## start GIVEN DATA

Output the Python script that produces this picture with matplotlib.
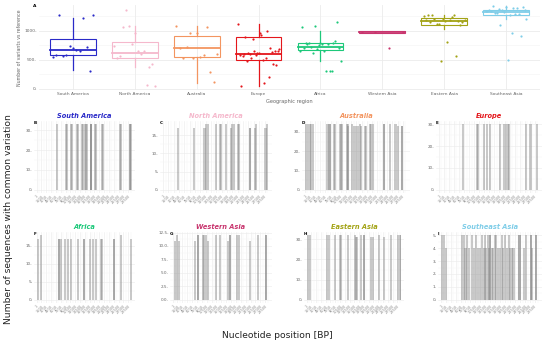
import matplotlib
matplotlib.use("Agg")
import matplotlib.pyplot as plt
import numpy as np

# ---------------- data ----------------
regions = ["South America", "North America", "Australia", "Europe",
           "Africa", "Western Asia", "Eastern Asia", "Southeast Asia"]
region_colors = ["#2a2ac8", "#f5b8cc", "#f39560", "#e4161b",
                 "#1dc87a", "#c8356e", "#a3a316", "#7fcde8"]

# jittered points (number of variants vs reference) per region
pts_sa = [1220, 1260, 1270, 310, 540, 570, 580, 660, 700, 720, 730, 560, 650]
pts_na = [1350, 1080, 1060, 960, 420, 380, 50, 60, 740, 650, 640, 600, 560, 770, 520]
pts_au = [1080, 960, 950, 1060, 290, 120, 550, 530, 600, 720, 700, 570, 520]
pts_eu = [1110, 950, 930, 880, 200, 90, 50, 610, 620, 640, 600, 650, 560, 520, 500,
          590, 700, 680, 860, 420, 410, 520, 580, 630, 570, 610, 480, 1000, 640]
pts_af = [1150, 1060, 1070, 790, 760, 770, 780, 780, 750, 700, 680, 650, 640, 610,
          480, 310, 300, 310, 820, 720, 700, 760, 780]
pts_wa = [970, 975, 980, 700]
pts_ea = [1270, 1250, 1230, 1200, 1190, 1180, 1170, 1160, 1150, 1140, 1120, 1110,
          1100, 1270, 1260, 1200, 800, 560, 470, 1180]
pts_se = [1420, 1410, 1400, 1390, 1380, 1370, 1360, 1350, 1340, 1330, 1320, 1310,
          1300, 1290, 1280, 1270, 1200, 1100, 950, 900, 500, 1330, 1350]
points = [pts_sa, pts_na, pts_au, pts_eu, pts_af, pts_wa, pts_ea, pts_se]

# box statistics (low whisker, q1, median, q3, high whisker)
box_stats = [
    (320, 575, 670, 850, 1220),
    (380, 520, 620, 800, 1080),
    (100, 550, 700, 900, 1070),
    (50, 500, 600, 890, 1110),
    (480, 660, 720, 790, 1000),
    (960, 960, 975, 1000, 1000),
    (1020, 1100, 1160, 1220, 1270),
    (1200, 1270, 1320, 1360, 1420),
]

# common-variation panels: nucleotide positions and sequence counts
pos_sa = [6400, 9300, 9500, 10800, 11000, 12600, 12900, 14200, 14400, 15200, 15500,
          15800, 17000, 17000, 17000, 18300, 18500, 20400, 20600, 25800, 26200, 29100,
          29200, 29300]
cnt_sa = [33] * len(pos_sa)
pos_na = [4300, 8700, 11700, 12000, 12600, 14800, 16000, 16300, 17600, 19000, 19300,
          20000, 21100, 21300, 24500, 24500, 25900, 26200, 28800, 29100]
cnt_na = [17, 17, 17, 18, 18, 18, 18, 18, 18, 17, 18, 18, 18, 18, 17, 17, 17, 18, 17, 18]
pos_au = [460, 900, 1400, 1900, 2300, 6500, 7200, 7200, 8500, 8900, 10400, 10700,
          12400, 12500, 12700, 13800, 14300, 14800, 15500, 16100, 16400, 17500, 17700,
          18900, 19300, 19800, 23100, 23100, 24900, 26400, 27000, 28200, 28200]
cnt_au = [34, 34, 34, 34, 34, 34, 34, 34, 34, 34, 34, 34, 34, 34, 33, 34, 33, 33, 33,
          34, 33, 33, 33, 34, 34, 34, 34, 34, 34, 34, 33, 33, 33]
pos_eu = [7200, 11300, 11700, 13400, 14400, 15100, 18100, 19300, 19900, 20600, 20700,
          25800, 27200, 29100]
cnt_eu = [30, 30, 30, 30, 30, 30, 30, 30, 30, 30, 30, 30, 30, 30]
pos_af = [500, 1500, 6900, 7000, 7700, 8700, 9800, 10800, 12800, 14600, 14800, 16700,
          17500, 18500, 20100, 20300, 24100, 24100, 26400, 29300]
cnt_af = [17, 18, 17, 17, 17, 17, 17, 17, 17, 17, 17, 17, 17, 17, 17, 17, 17, 17, 18, 17]
pos_wa = [800, 1400, 2000, 6900, 7700, 7700, 9300, 9800, 10300, 11000, 13300, 14600,
          17000, 17700, 17700, 19900, 20500, 23800, 26200, 28700, 28700]
cnt_wa = [11, 12, 11, 11, 12, 12, 12, 12, 12, 11, 12, 12, 11, 12, 12, 12, 12, 11, 12,
          12, 12]
pos_ea = [400, 1000, 6500, 7100, 8800, 10600, 10900, 13000, 15200, 15600, 15900,
          17200, 17900, 17900, 20200, 21000, 22600, 24400, 26500, 28700, 29400, 29500]
cnt_ea = [32, 32, 32, 32, 32, 32, 32, 32, 32, 31, 31, 32, 32, 32, 31, 31, 32, 31, 32,
          32, 32, 32]
pos_se = [500, 1000, 1500, 6500, 7000, 7500, 8000, 8500, 9500, 10000, 10800, 11300,
          12000, 12500, 13000, 13400, 13800, 14200, 14600, 15000, 15000, 15400, 15800,
          16300, 16800, 17300, 17800, 18400, 18900, 19400, 19900, 20500, 21000, 21500,
          22000, 23800, 23800, 25300, 25800, 27300, 27300, 27700, 28700, 28700]
cnt_se = [5, 5, 4, 5, 5, 4, 5, 4, 5, 4, 5, 4, 4, 5, 4, 5, 4, 5, 4, 5, 5, 4, 4, 5, 5, 4,
          4, 5, 4, 5, 4, 5, 4, 4, 4, 5, 5, 4, 5, 5, 5, 4, 5, 5]
panel_pos = [pos_sa, pos_na, pos_au, pos_eu, pos_af, pos_wa, pos_ea, pos_se]
panel_cnt = [cnt_sa, cnt_na, cnt_au, cnt_eu, cnt_af, cnt_wa, cnt_ea, cnt_se]
panel_letters = ["B", "C", "D", "E", "F", "G", "H", "I"]
panel_yticks = [[0, 10, 20, 30], [0, 5, 10, 15], [0, 10, 20, 30], [0, 10, 20, 30],
                [0, 5, 10, 15], [0, 2.5, 5, 7.5, 10, 12.5], [0, 10, 20, 30],
                [0, 1, 2, 3, 4, 5]]
xtick_values = list(range(0, 30000, 1500))
xtick_labels = ["1"] + [str(v) for v in xtick_values[1:]]

# ---------------- figure ----------------
W, H = 550, 342
fig = plt.figure(figsize=(5.5, 3.42), dpi=100)
fig.patch.set_facecolor("white")

def px_axes(x0, y0, x1, y1):
    return fig.add_axes([x0 / W, 1 - y1 / H, (x1 - x0) / W, (y1 - y0) / H])

grid_c = "#ebebeb"
tick_c = "#666666"

# ---- top boxplot ----
ax = px_axes(39, 5, 540, 90)
ax.set_xlim(0.45, 8.55)
ax.set_ylim(-25, 1440)
for v in [250, 750, 1250]:
    ax.axhline(v, color="#f4f4f4", lw=0.4, zorder=0)
for v in [0, 500, 1000]:
    ax.axhline(v, color=grid_c, lw=0.6, zorder=0)
for i in range(8):
    ax.axvline(i + 1, color=grid_c, lw=0.6, zorder=0)
rng = np.random.default_rng(3)
for i, (st, col) in enumerate(zip(box_stats, region_colors)):
    x = i + 1
    lo, q1, med, q3, hi = st
    w = 0.37
    ax.plot([x, x], [lo, q1], color=col, lw=0.9, zorder=2)
    ax.plot([x, x], [q3, hi], color=col, lw=0.9, zorder=2)
    ax.add_patch(plt.Rectangle((x - w, q1), 2 * w, q3 - q1, fill=False,
                               edgecolor=col, lw=0.8, zorder=3))
    ax.plot([x - w, x + w], [med, med], color=col, lw=1.3, zorder=3)
    pv = points[i]
    jit = np.linspace(-0.33, 0.33, len(pv))
    rng.shuffle(jit)
    ax.scatter(x + jit, pv, s=2.5, color=col, zorder=4, linewidths=0)
ax.set_xticks(range(1, 9))
ax.set_xticklabels(regions, fontsize=3.2, color=tick_c)
ax.set_yticks([0, 500, 1000])
ax.set_yticklabels(["0-", "500-", "1000-"], fontsize=3.2, color=tick_c)
ax.tick_params(length=0, pad=1.5)
for s in ax.spines.values():
    s.set_visible(False)
ax.set_ylabel("Number of variants vs reference", fontsize=3.4, color=tick_c, labelpad=2)
ax.set_xlabel("Geographic region", fontsize=3.6, color=tick_c, labelpad=2)
fig.text(33 / W, 1 - 4 / H, "A", fontsize=3.2, fontweight="bold", va="top")

# ---- bottom panels ----
col_x = [(34, 135), (160, 272), (302, 410), (436, 542)]
col_x2 = [(34, 135), (170, 272), (304, 404), (438, 542)]
row_y = [(121, 193), (232, 303)]
for k in range(8):
    r, c = divmod(k, 4)
    xs = col_x[c] if r == 0 else col_x2[c]
    y0, y1 = row_y[r]
    a = px_axes(xs[0], y0, xs[1], y1)
    cnts = panel_cnt[k]
    ymax = max(cnts)
    a.set_ylim(-0.05 * ymax, ymax * 1.05)
    a.set_xlim(-800, 30600)
    for v in xtick_values:
        a.axvline(v, color=grid_c, lw=0.4, zorder=0)
        a.axvline(v + 750, color="#f5f5f5", lw=0.3, zorder=0)
    yt = panel_yticks[k]
    for v in yt:
        a.axhline(v, color=grid_c, lw=0.4, zorder=0)
    for j in range(len(yt) - 1):
        a.axhline((yt[j] + yt[j + 1]) / 2, color="#f5f5f5", lw=0.3, zorder=0)
    a.bar(panel_pos[k], cnts, width=620, color="#808080", alpha=0.42,
          linewidth=0, zorder=2)
    a.set_xticks(xtick_values)
    a.set_xticklabels(xtick_labels, rotation=45, ha="right", rotation_mode="anchor",
                      fontsize=2.5, color="#888888")
    a.set_yticks(yt)
    a.set_yticklabels([("%g" % v if k != 5 else "%.1f" % v) + "-" for v in yt],
                      fontsize=3.0, color=tick_c)
    a.tick_params(length=0, pad=1)
    for s in a.spines.values():
        s.set_visible(False)
    a.set_title(regions[k], fontsize=4.8, fontweight="bold", fontstyle="italic",
                color=region_colors[k], pad=2.5)
    a.text(0.0, 1.0, panel_letters[k], transform=a.transAxes, fontsize=3,
           fontweight="bold", va="top", ha="left")

fig.text(9 / W, 0.36, "Number of sequences with common variation", rotation=90,
         fontsize=6.6, ha="center", va="center", color="#222222")
fig.text(277 / W, 1 - 335 / H, "Nucleotide position [BP]", fontsize=6.6,
         ha="center", va="center", color="#222222")

fig.savefig("out.png", dpi=100, facecolor="white")
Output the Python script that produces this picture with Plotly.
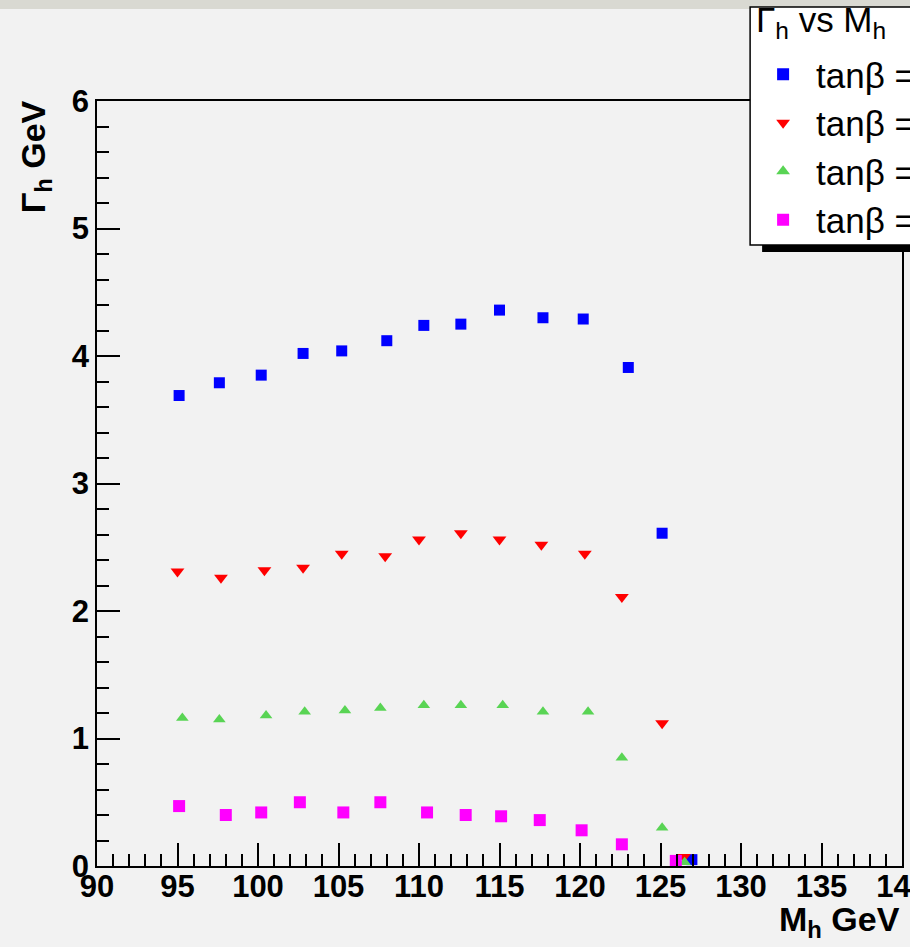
import plotly.graph_objects as go

# Higgs mass (GeV) and total width (GeV) for four tan(beta) scans
mass_blue = [95.1, 97.6, 100.2, 102.8, 105.2, 108.0, 110.3, 112.6, 115.0, 117.7, 120.2, 123.0, 125.1, 126.95]
width_blue = [3.69, 3.79, 3.85, 4.02, 4.04, 4.12, 4.24, 4.25, 4.36, 4.30, 4.29, 3.91, 2.61, 0.05]

mass_red = [95.0, 97.7, 100.4, 102.8, 105.2, 107.9, 110.0, 112.6, 115.0, 117.6, 120.3, 122.6, 125.1, 126.45]
width_red = [2.31, 2.26, 2.32, 2.34, 2.45, 2.43, 2.56, 2.61, 2.56, 2.52, 2.45, 2.11, 1.12, 0.07]

mass_green = [95.3, 97.6, 100.5, 102.9, 105.4, 107.6, 110.3, 112.6, 115.2, 117.7, 120.5, 122.6, 125.1, 126.5]
width_green = [1.16, 1.15, 1.18, 1.21, 1.22, 1.24, 1.26, 1.26, 1.26, 1.21, 1.21, 0.85, 0.30, 0.03]

mass_magenta = [95.1, 98.0, 100.2, 102.6, 105.3, 107.6, 110.5, 112.9, 115.1, 117.5, 120.1, 122.6, 125.95]
width_magenta = [0.47, 0.40, 0.42, 0.50, 0.42, 0.50, 0.42, 0.40, 0.39, 0.36, 0.28, 0.17, 0.04]

series_names = ["tanβ =", "tanβ =", "tanβ =", "tanβ ="]
x_ticks = [90, 95, 100, 105, 110, 115, 120, 125, 130, 135, 140]
y_ticks = [0, 1, 2, 3, 4, 5, 6]

W, H = 910, 947
L, R, T, B = 97.3, 8.2, 101, 81
PW, PH = W - L - R, H - T - B


def px_x(p):
    return (p - L) / PW


def px_y(p):
    return (H - B - p) / PH


FAMILY = "Liberation Sans, Arial, Helvetica"
TICKFONT = dict(family=FAMILY, size=31, color="black", weight="bold")
TITLEFONT = dict(family=FAMILY, size=34, color="black", weight="bold")
LEGFONT = dict(family=FAMILY, size=35, color="black")

fig = go.Figure()
styles = [
    (mass_blue, width_blue, "#0000ff", "square", 11),
    (mass_red, width_red, "#ff0000", "triangle-down", 12),
    (mass_green, width_green, "#59d454", "triangle-up", 11),
    (mass_magenta, width_magenta, "#ff00ff", "square", 12),
]
for (xs, ys, col, sym, sz), name in zip(styles, series_names):
    fig.add_trace(go.Scatter(
        x=xs, y=ys, mode="markers", name=name,
        marker=dict(color=col, symbol=sym, size=sz, line=dict(width=0)),
    ))

axis_common = dict(
    showgrid=False, zeroline=False, showline=True, mirror=True,
    linecolor="black", linewidth=1.5,
    ticks="inside", ticklen=23, tickwidth=1.5, tickcolor="black",
    tickfont=TICKFONT, ticklabeloverflow="allow",
)
fig.update_xaxes(range=[90, 140], tickvals=x_ticks,
                 ticktext=[str(v) for v in x_ticks],
                 minor=dict(ticks="inside", ticklen=12, dtick=1, tick0=90,
                            tickcolor="black", tickwidth=1.5),
                 ticklabelstandoff=-8, **axis_common)
fig.update_yaxes(range=[0, 6], tickvals=y_ticks,
                 ticktext=[str(v) for v in y_ticks],
                 minor=dict(ticks="inside", ticklen=12, dtick=0.2, tick0=0,
                            tickcolor="black", tickwidth=1.5),
                 ticklabelstandoff=0, **axis_common)

# axis titles, placed ROOT-style at the upper / right ends of the axes
fig.add_annotation(text="M<sub>h</sub> GeV", xref="paper", yref="paper",
                   x=1.0, y=px_y(898), xanchor="right", yanchor="top",
                   showarrow=False, font=TITLEFONT)
fig.add_annotation(text="Γ<sub>h</sub> GeV", xref="paper", yref="paper",
                   x=px_x(36), y=px_y(98), xanchor="center", yanchor="top",
                   textangle=-90, showarrow=False, font=TITLEFONT)

# strip of the surrounding page above the canvas
fig.add_shape(type="rect", xref="paper", yref="paper",
              x0=px_x(0), x1=px_x(W), y0=px_y(9), y1=px_y(0),
              fillcolor="#d9d9d2", line=dict(width=0), layer="below")

# legend frame with drop shadow
fig.add_shape(type="rect", xref="paper", yref="paper",
              x0=px_x(762), x1=px_x(1000), y0=px_y(252), y1=px_y(240),
              fillcolor="black", line=dict(width=0))
fig.add_shape(type="rect", xref="paper", yref="paper",
              x0=px_x(750), x1=px_x(990), y0=px_y(245), y1=px_y(7),
              fillcolor="white", line=dict(color="black", width=1.5))
fig.add_annotation(text="Γ<sub>h</sub> vs M<sub>h</sub>", xref="paper", yref="paper",
                   x=px_x(754), y=px_y(-2), xanchor="left", yanchor="top",
                   showarrow=False, font=LEGFONT)

fig.update_layout(
    width=W, height=H,
    margin=dict(l=L, r=R, t=T, b=B, autoexpand=False),
    paper_bgcolor="#f2f2f2", plot_bgcolor="#f2f2f2",
    legend=dict(
        x=px_x(750), y=px_y(45), xanchor="left", yanchor="top",
        bgcolor="rgba(0,0,0,0)", borderwidth=0,
        font=LEGFONT, itemsizing="constant", itemwidth=56,
    ),
    showlegend=True,
)

fig.write_html("out.html")
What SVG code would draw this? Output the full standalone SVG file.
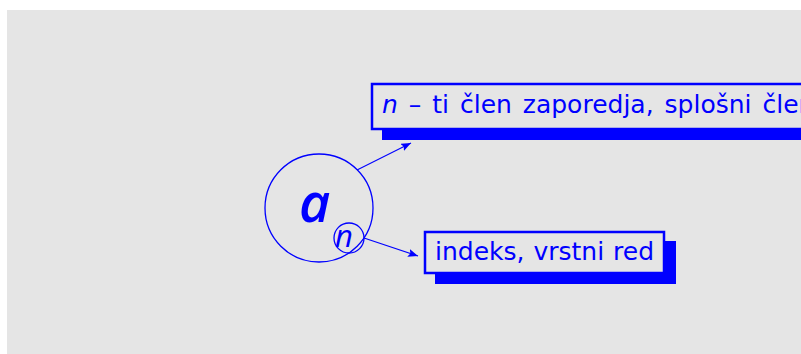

## end GIVEN DATA

- PROBLEM STATEMENT -
Skip the pictures. Set down only the lines from the one containing "Output the Python script that produces this picture with Plotly." through the one containing "import plotly.graph_objects as go", exactly as they appear, ends included.

- SOLUTION -
Output the Python script that produces this picture with Plotly.
import plotly.graph_objects as go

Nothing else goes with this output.